## Start SOURCE DATA

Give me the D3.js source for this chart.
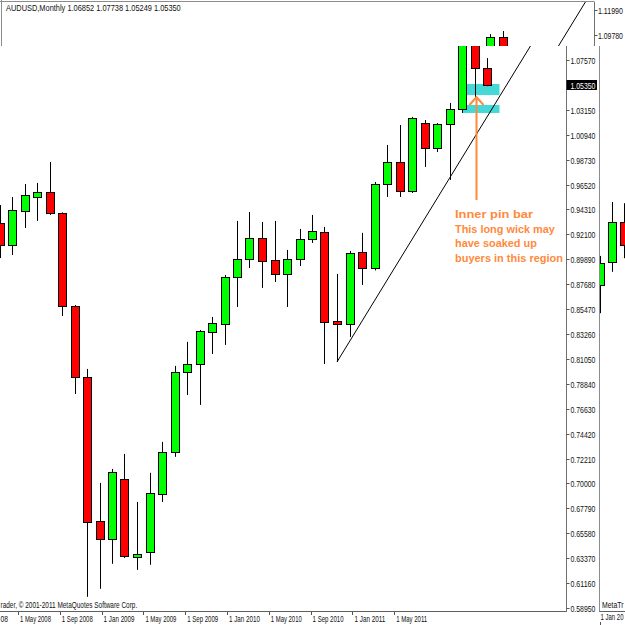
<!DOCTYPE html>
<html><head><meta charset="utf-8">
<script src="https://cdn.jsdelivr.net/npm/d3@7"></script>
<style>html,body{margin:0;padding:0;background:#fff;overflow:hidden}</style>
</head><body>
<script>
// ---------------- data ----------------
const symbol = "AUDUSD";
const timeframe = "Monthly";
const months = ["2008-03","2008-04","2008-05","2008-06","2008-07","2008-08","2008-09","2008-10","2008-11","2008-12",
  "2009-01","2009-02","2009-03","2009-04","2009-05","2009-06","2009-07","2009-08","2009-09","2009-10","2009-11","2009-12",
  "2010-01","2010-02","2010-03","2010-04","2010-05","2010-06","2010-07","2010-08","2010-09","2010-10","2010-11","2010-12",
  "2011-01","2011-02","2011-03","2011-04","2011-05","2011-06"];
const opens  = [0.9310,0.9116,0.9417,0.9542,0.9586,0.9400,0.8575,0.7945,0.6668,0.6508,
  0.7040,0.6349,0.6393,0.6910,0.7280,0.7990,0.8060,0.8344,0.8415,0.8832,0.8992,0.9178,
  0.8980,0.8859,0.8992,0.9169,0.9231,0.8442,0.8415,0.9054,0.8912,0.9657,0.9852,0.9595,
  1.0198,0.9976,1.0189,1.0322,1.0960,1.06852];
const highs  = [0.9470,0.9541,0.9657,0.9666,0.9852,0.9405,0.8583,0.8016,0.7005,0.7129,
  0.7262,0.6836,0.7094,0.7369,0.8043,0.8256,0.8362,0.8477,0.8850,0.9329,0.9409,0.9320,
  0.9329,0.9072,0.9258,0.9382,0.9276,0.8859,0.9063,0.9223,0.9675,1.0003,1.0180,1.0252,
  1.0225,1.0198,1.0376,1.0987,1.1014,1.07738];
const lows   = [0.9000,0.9027,0.9267,0.9329,0.9382,0.8486,0.7794,0.5994,0.6065,0.6287,
  0.6339,0.6233,0.6278,0.6836,0.7236,0.7785,0.7697,0.8149,0.8229,0.8566,0.8912,0.8735,
  0.8788,0.8566,0.8930,0.9134,0.8060,0.8078,0.8300,0.8761,0.8890,0.9542,0.9542,0.9577,
  0.9808,0.9941,0.9693,1.0287,1.0429,1.05249];
const closes = [0.9118,0.9426,0.9559,0.9586,0.9400,0.8575,0.7945,0.6659,0.6508,0.7103,
  0.6357,0.6375,0.6916,0.7280,0.7990,0.8060,0.8353,0.8424,0.8832,0.8992,0.9178,0.8974,
  0.8859,0.8992,0.9169,0.9240,0.8433,0.8415,0.9045,0.8912,0.9657,0.9852,0.9595,1.0243,
  0.9976,1.0189,1.0322,1.0960,1.0686,1.05350];

const priceTicks = ["1.07570","1.05360","1.03150","1.00940","0.98730","0.96520","0.94310","0.92100","0.89890",
  "0.87680","0.85470","0.83260","0.81050","0.78840","0.76630","0.74420","0.72210","0.70000","0.67790",
  "0.65580","0.63370","0.61160","0.58950"];
const upperTicks = ["1.11990","1.09780"];
// first label is only partly visible at the left edge ("08")
const dateTicks = ["08","1 May 2008","1 Sep 2008","1 Jan 2009","1 May 2009","1 Sep 2009",
  "1 Jan 2010","1 May 2010","1 Sep 2010","1 Jan 2011","1 May 2011"];
const copyrightVisible = "rader, \u00a9 2001-2011 MetaQuotes Software Corp.";
const sideCopyVisible = "MetaTr";
const sideDateVisible = "1 Jan 20";

// trend line anchors (month index, price)
const trendIdx = [27, 35];
const trendPrice = [0.8078, 0.9527];
// support zones (month index from/to, price top/bottom)
const zoneFrom = [37.3, 37];
const zoneTo = [40, 40];
const zoneTop = [1.0544, 1.0358];
const zoneBottom = [1.0446, 1.0287];
// arrow (month index, price from -> to)
const arrowIdx = 38.1, arrowFrom = 0.9515, arrowTo = 1.0429;
const noteLines = ["Inner pin bar","This long wick may","have soaked up","buyers in this region"];

// neighbouring chart window (partially visible), arbitrary units
const sideOpens = [57.8, 61.6, 68.7];
const sideHighs = [62.8, 72.3, 72.1];
const sideLows = [52.7, 60.0, 62.4];
const sideCloses = [61.6, 68.7, 64.7];

// ---------------- drawing ----------------
const W = 625, H = 625;
const FONT = "'Liberation Sans', Arial, sans-serif";
const svg = d3.select("body").append("svg").attr("width", W).attr("height", H)
  .style("display","block").style("font-family", FONT);
const defs = svg.append("defs");
defs.append("clipPath").attr("id","clipMain").append("rect").attr("x",-20).attr("y",46).attr("width",586.5).attr("height",565.5);
defs.append("clipPath").attr("id","clipTop").append("rect").attr("x",2).attr("y",2).attr("width",592.5).attr("height",44);
defs.append("clipPath").attr("id","clipSide").append("rect").attr("x",600).attr("y",46).attr("width",30).attr("height",565);

// small text squeezed horizontally to a target width (via transform, so its box is exact)
function label(g, str, tx, ty, width, opts = {}) {
  const t = g.append("text").attr("font-size", opts.size || "8.5px").attr("fill", opts.fill || "#111")
    .attr("font-weight", opts.weight || null).text(str);
  const nat = t.node().getComputedTextLength() || width;
  const s = width / nat;
  t.attr("transform", `translate(${tx},${ty}) scale(${s},1)`);
  return t;
}

const x = d3.scaleLinear().domain([0, 39]).range([-0.5, 487]);
const y = d3.scaleLinear().domain([0.5895, 1.0757]).range([608, 60]);
const SHIFT = 28; // window behind shows same chart shifted right

const candles = months.map((m, i) => ({i, o: opens[i], h: highs[i], l: lows[i], c: closes[i]}));

function drawCandles(g, data, xf, yf) {
  const gg = g.selectAll("g.c").data(data).join("g").attr("class","c");
  gg.append("line")
    .attr("x1", d => Math.round(xf(d.i)) + 0.5).attr("x2", d => Math.round(xf(d.i)) + 0.5)
    .attr("y1", d => yf(d.h)).attr("y2", d => yf(d.l))
    .attr("stroke", "#000").attr("stroke-width", 1);
  gg.append("rect")
    .attr("x", d => Math.round(xf(d.i)) + 0.5 - 4)
    .attr("width", 8)
    .attr("y", d => Math.round(yf(Math.max(d.o, d.c))) + 0.5)
    .attr("height", d => Math.max(1, Math.round(Math.abs(yf(d.o) - yf(d.c)))))
    .attr("fill", d => d.c >= d.o ? "#00ff00" : "#ff0000")
    .attr("stroke", "#000").attr("stroke-width", 1);
}

function trendPath(xf) {
  const slope = (trendPrice[1] - trendPrice[0]) / (trendIdx[1] - trendIdx[0]);
  const iEnd = 60;
  return [[xf(trendIdx[0]), y(trendPrice[0])], [xf(iEnd), y(trendPrice[0] + slope * (iEnd - trendIdx[0]))]];
}

// ---- window behind (top strip) ----
const backWin = svg.append("g");
const xBack = v => x(v) + SHIFT;
const backPlot = backWin.append("g").attr("clip-path","url(#clipTop)");
drawCandles(backPlot, candles, xBack, y);
const tp = trendPath(xBack);
backPlot.append("line").attr("x1", tp[0][0]).attr("y1", tp[0][1]).attr("x2", tp[1][0]).attr("y2", tp[1][1])
  .attr("stroke","#000").attr("stroke-width",1);
backWin.append("line").attr("x1",0).attr("x2",594.5).attr("y1",1.5).attr("y2",1.5).attr("stroke","#8c8c8c");
backWin.append("line").attr("x1",1.5).attr("x2",1.5).attr("y1",0).attr("y2",46).attr("stroke","#8c8c8c");
backWin.append("line").attr("x1",594.5).attr("x2",594.5).attr("y1",2).attr("y2",46).attr("stroke","#707070");
upperTicks.forEach(t => {
  const yy = Math.round(y(+t)) + 0.5;
  backWin.append("line").attr("x1",594.5).attr("x2",597.5).attr("y1",yy).attr("y2",yy).attr("stroke","#555");
  label(backWin, t, 598, yy + 3, 25);
});
const last = candles[candles.length - 1];
label(backWin, `${symbol},${timeframe}  ${last.o.toFixed(5)} ${last.h.toFixed(5)} ${last.l.toFixed(5)} ${last.c.toFixed(5)}`, 6, 11, 175);

// ---- main window ----
const mainWin = svg.append("g");
const plot = mainWin.append("g").attr("clip-path","url(#clipMain)");
zoneFrom.forEach((f, k) => {
  plot.append("rect").attr("x", x(f)).attr("width", x(zoneTo[k]) - x(f))
    .attr("y", y(zoneTop[k])).attr("height", y(zoneBottom[k]) - y(zoneTop[k]))
    .attr("fill","#44d9d6");
});
drawCandles(plot, candles, x, y);
const mp = trendPath(x);
plot.append("line").attr("x1", mp[0][0]).attr("y1", mp[0][1]).attr("x2", mp[1][0]).attr("y2", mp[1][1])
  .attr("stroke","#000").attr("stroke-width",1);
const ORANGE = "#ff8a3d";
const ax = Math.round(x(arrowIdx)) + 0.5, ayTip = y(arrowTo), ayBase = y(arrowFrom);
plot.append("line").attr("x1",ax).attr("x2",ax).attr("y1",ayTip).attr("y2",ayBase)
  .attr("stroke",ORANGE).attr("stroke-width",2);
plot.append("polyline").attr("points", `${ax-7},${ayTip+8} ${ax},${ayTip} ${ax+7},${ayTip+8}`)
  .attr("fill","none").attr("stroke",ORANGE).attr("stroke-width",2);
const noteWidths = [78, 100, 82, 108];
noteLines.forEach((t, k) => {
  label(plot, t, 455, 218 + k * 14.5, noteWidths[k], {size: "10.5px", weight: "bold", fill: ORANGE});
});

mainWin.append("line").attr("x1",566.5).attr("x2",566.5).attr("y1",46).attr("y2",612).attr("stroke","#707070");
mainWin.append("line").attr("x1",0).attr("x2",566.5).attr("y1",611.5).attr("y2",611.5).attr("stroke","#606060");
mainWin.append("line").attr("x1",599.5).attr("x2",599.5).attr("y1",46).attr("y2",612).attr("stroke","#8c8c8c");
priceTicks.forEach(t => {
  const yy = Math.round(y(+t)) + 0.5;
  mainWin.append("line").attr("x1",566.5).attr("x2",569.5).attr("y1",yy).attr("y2",yy).attr("stroke","#555");
  label(mainWin, t, 570.5, yy + 3, 25);
});
const yc = Math.round(y(last.c)) + 0.5;
mainWin.append("rect").attr("x",566.5).attr("y",yc-5.5).attr("width",30.5).attr("height",10).attr("fill","#000");
label(mainWin, last.c.toFixed(5), 570.5, yc + 3, 25, {fill: "#fff"});
const xd = d3.scaleLinear().domain([0, dateTicks.length - 1]).range([-21.8, 396.2]);
dateTicks.forEach((t, k) => {
  const xx = Math.round(xd(k)) - 1.5;
  if (k > 0) mainWin.append("line").attr("x1",xx).attr("x2",xx).attr("y1",612).attr("y2",615).attr("stroke","#555");
  if (k === 0) label(mainWin, t, 0.5, 621.5, 7.5);
  else label(mainWin, t, xd(k), 621.5, 31);
});
label(mainWin, copyrightVisible, 0.5, 607.5, 137);

// ---- side window (right) ----
const sideWin = svg.append("g");
const xSide = d3.scaleLinear().domain([0, 2]).range([600, 624]);
const ySide = d3.scaleLinear().domain([0, 100]).range([612, 45]);
const sidePlot = sideWin.append("g").attr("clip-path","url(#clipSide)");
drawCandles(sidePlot, sideOpens.map((o, i) => ({i, o, h: sideHighs[i], l: sideLows[i], c: sideCloses[i]})), v => xSide(v) - 0.5, ySide);
sideWin.append("line").attr("x1",599.5).attr("x2",625).attr("y1",611.5).attr("y2",611.5).attr("stroke","#606060");
label(sideWin, sideCopyVisible, 602, 607.5, 21.5);
label(sideWin, sideDateVisible, 600.5, 620, 23);
sideWin.append("line").attr("x1",600.5).attr("x2",600.5).attr("y1",622).attr("y2",625).attr("stroke","#555");
</script>
</body></html>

## End SOURCE DATA

REQUIRED WORK >>
Set out every line from the material that contains the string "this".

TASK OUTPUT >>
Give me the D3.js source for this chart.
const noteLines = ["Inner pin bar","This long wick may","have soaked up","buyers in this region"];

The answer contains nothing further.